- **GOAL**:
Skip the pictures and quote all of the lines exactly.

- **INFORMATION SUPPLIED**:
━━━━━━━━━━━━━━━━━━━━━━━━━━━━━━

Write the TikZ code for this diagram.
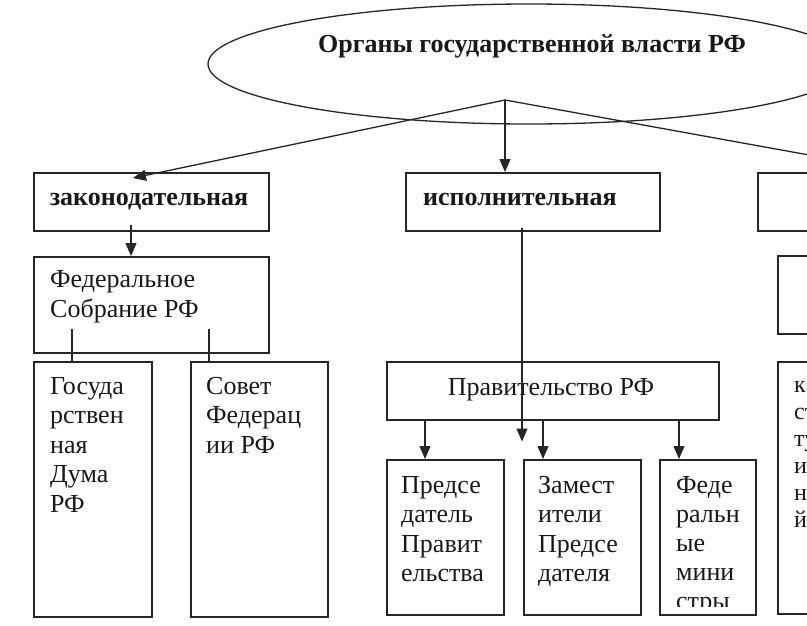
\documentclass[tikz,border=0pt]{standalone}
\usepackage{fontspec}
\setmainfont{Liberation Serif}
\usetikzlibrary{shapes.geometric,arrows.meta,calc}
\tikzset{
  box/.style={draw=black!85, line width=1.5pt, rectangle, inner sep=0pt, anchor=north west},
  txt/.style={font=\fontsize{26}{29.5}\selectfont, align=left, anchor=north west, inner sep=0pt, text=black!90},
  btxt/.style={font=\bfseries\fontsize{26}{30}\selectfont, inner sep=0pt, text=black!90, anchor=base},
  conn/.style={draw=black!85, line width=1.3pt},
  arr/.style={conn, -{Triangle[length=13pt,width=11pt]}},
}
\begin{document}
\begin{tikzpicture}[x=1pt,y=-1pt]
\clip (0,0) rectangle (807,625);
\fill[white] (0,0) rectangle (807,625);
% top ellipse
\node[draw=black!85, line width=1.3pt, ellipse, minimum width=642pt, minimum height=120pt, inner sep=0pt] (org) at (529,64) {};
\node[btxt] (orgT) at (532,52) {Органы государственной власти РФ};
\coordinate (apex) at (505,100);
% level 1 boxes
\node[box, minimum width=235pt, minimum height=58pt] (zak) at (33,172) {};
\node[btxt] (zakT) at (149,205) {законодательная};
\node[box, minimum width=254pt, minimum height=58pt] (isp) at (405,172) {};
\node[btxt, anchor=base west] (ispT) at (423,205) {исполнительная};
\node[box, minimum width=180pt, minimum height=58pt] (sud) at (757,172) {};
% legislative
\node[box, minimum width=235pt, minimum height=96pt] (fs) at (33,256) {};
\node[txt, font=\fontsize{26}{30.5}\selectfont] (fsT) at (50,270) {Федеральное\\Собрание РФ};
\node[box, minimum width=118pt, minimum height=255pt] (duma) at (33,361) {};
\node[txt] (dumaT) at (50,377) {Госуда\\рствен\\ная\\Дума\\РФ};
\node[box, minimum width=137pt, minimum height=255pt] (sovet) at (190,361) {};
\node[txt] (sovetT) at (206,377) {Совет\\Федерац\\ии РФ};
% executive
\node[box, minimum width=332pt, minimum height=58pt] (prav) at (386,361) {};
\node[txt, anchor=base] (pravT) at (551,395) {Правительство РФ};
\node[box, minimum width=117pt, minimum height=155pt] (pred) at (386,459) {};
\node[txt, font=\fontsize{26}{29.5}\selectfont] (predT) at (401,476) {Предсе\\датель\\Правит\\ельства};
\node[box, minimum width=117pt, minimum height=155pt] (zam) at (523,459) {};
\node[txt, font=\fontsize{26}{29.5}\selectfont] (zamT) at (538,476) {Замест\\ители\\Предсе\\дателя};
\node[box, minimum width=96pt, minimum height=155pt] (fm) at (659,459) {};
\begin{scope}
\clip (659,459) rectangle (755,606);
\node[txt, font=\fontsize{26}{29}\selectfont] (fmT) at (676,476) {Феде\\ральн\\ые\\мини\\стры};
\end{scope}
% right column (cut off)
\node[box, minimum width=60pt, minimum height=78pt] (ks) at (777,255) {};
\node[box, minimum width=60pt, minimum height=252pt] (ks2) at (777,361) {};
\node[txt, font=\fontsize{24}{27}\selectfont] (ks2T) at (794,381) {к\\ст\\ту\\и\\н\\й};
% connectors
\draw[arr] (apex) -- ($(zak.north west)+(100,6)$);
\draw[arr] (apex) -- ($(isp.north west)+(100,0)$);
\draw[conn] (apex) -- ($(sud.north west)+(146,0)$);
\draw[arr] ($(zak.south west)+(98,-7)$) -- ($(fs.north west)+(98,0)$);
\draw[conn] ($(fs.south west)+(39,-25)$) -- ($(duma.north west)+(39,0)$);
\draw[conn] ($(fs.south west)+(176,-25)$) -- ($(sovet.north west)+(19,0)$);
\coordinate (ispEnd) at ($(prav.south west)+(136,21)$);
\draw[arr] ($(isp.south west)+(117,-4)$) -- (ispEnd);
\draw[arr] ($(prav.south west)+(39,0)$) -- ($(pred.north west)+(39,0)$);
\draw[arr] ($(prav.south west)+(157,0)$) -- ($(zam.north west)+(20,0)$);
\draw[arr] ($(prav.south west)+(293,0)$) -- ($(fm.north west)+(20,0)$);
\end{tikzpicture}
\end{document}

━━━━━━━━━━━━━━━━━━━━━━━━━━━━━━

- **EXPECTED ANSWER**:
Write the TikZ code for this diagram.
\documentclass[tikz,border=0pt]{standalone}
\usepackage{fontspec}
\setmainfont{Liberation Serif}
\usetikzlibrary{shapes.geometric,arrows.meta,calc}
\tikzset{
  box/.style={draw=black!85, line width=1.5pt, rectangle, inner sep=0pt, anchor=north west},
  txt/.style={font=\fontsize{26}{29.5}\selectfont, align=left, anchor=north west, inner sep=0pt, text=black!90},
  btxt/.style={font=\bfseries\fontsize{26}{30}\selectfont, inner sep=0pt, text=black!90, anchor=base},
  conn/.style={draw=black!85, line width=1.3pt},
  arr/.style={conn, -{Triangle[length=13pt,width=11pt]}},
}
\begin{document}
\begin{tikzpicture}[x=1pt,y=-1pt]
\clip (0,0) rectangle (807,625);
\fill[white] (0,0) rectangle (807,625);
% top ellipse
\node[draw=black!85, line width=1.3pt, ellipse, minimum width=642pt, minimum height=120pt, inner sep=0pt] (org) at (529,64) {};
\node[btxt] (orgT) at (532,52) {Органы государственной власти РФ};
\coordinate (apex) at (505,100);
% level 1 boxes
\node[box, minimum width=235pt, minimum height=58pt] (zak) at (33,172) {};
\node[btxt] (zakT) at (149,205) {законодательная};
\node[box, minimum width=254pt, minimum height=58pt] (isp) at (405,172) {};
\node[btxt, anchor=base west] (ispT) at (423,205) {исполнительная};
\node[box, minimum width=180pt, minimum height=58pt] (sud) at (757,172) {};
% legislative
\node[box, minimum width=235pt, minimum height=96pt] (fs) at (33,256) {};
\node[txt, font=\fontsize{26}{30.5}\selectfont] (fsT) at (50,270) {Федеральное\\Собрание РФ};
\node[box, minimum width=118pt, minimum height=255pt] (duma) at (33,361) {};
\node[txt] (dumaT) at (50,377) {Госуда\\рствен\\ная\\Дума\\РФ};
\node[box, minimum width=137pt, minimum height=255pt] (sovet) at (190,361) {};
\node[txt] (sovetT) at (206,377) {Совет\\Федерац\\ии РФ};
% executive
\node[box, minimum width=332pt, minimum height=58pt] (prav) at (386,361) {};
\node[txt, anchor=base] (pravT) at (551,395) {Правительство РФ};
\node[box, minimum width=117pt, minimum height=155pt] (pred) at (386,459) {};
\node[txt, font=\fontsize{26}{29.5}\selectfont] (predT) at (401,476) {Предсе\\датель\\Правит\\ельства};
\node[box, minimum width=117pt, minimum height=155pt] (zam) at (523,459) {};
\node[txt, font=\fontsize{26}{29.5}\selectfont] (zamT) at (538,476) {Замест\\ители\\Предсе\\дателя};
\node[box, minimum width=96pt, minimum height=155pt] (fm) at (659,459) {};
\begin{scope}
\clip (659,459) rectangle (755,606);
\node[txt, font=\fontsize{26}{29}\selectfont] (fmT) at (676,476) {Феде\\ральн\\ые\\мини\\стры};
\end{scope}
% right column (cut off)
\node[box, minimum width=60pt, minimum height=78pt] (ks) at (777,255) {};
\node[box, minimum width=60pt, minimum height=252pt] (ks2) at (777,361) {};
\node[txt, font=\fontsize{24}{27}\selectfont] (ks2T) at (794,381) {к\\ст\\ту\\и\\н\\й};
% connectors
\draw[arr] (apex) -- ($(zak.north west)+(100,6)$);
\draw[arr] (apex) -- ($(isp.north west)+(100,0)$);
\draw[conn] (apex) -- ($(sud.north west)+(146,0)$);
\draw[arr] ($(zak.south west)+(98,-7)$) -- ($(fs.north west)+(98,0)$);
\draw[conn] ($(fs.south west)+(39,-25)$) -- ($(duma.north west)+(39,0)$);
\draw[conn] ($(fs.south west)+(176,-25)$) -- ($(sovet.north west)+(19,0)$);
\coordinate (ispEnd) at ($(prav.south west)+(136,21)$);
\draw[arr] ($(isp.south west)+(117,-4)$) -- (ispEnd);
\draw[arr] ($(prav.south west)+(39,0)$) -- ($(pred.north west)+(39,0)$);
\draw[arr] ($(prav.south west)+(157,0)$) -- ($(zam.north west)+(20,0)$);
\draw[arr] ($(prav.south west)+(293,0)$) -- ($(fm.north west)+(20,0)$);
\end{tikzpicture}
\end{document}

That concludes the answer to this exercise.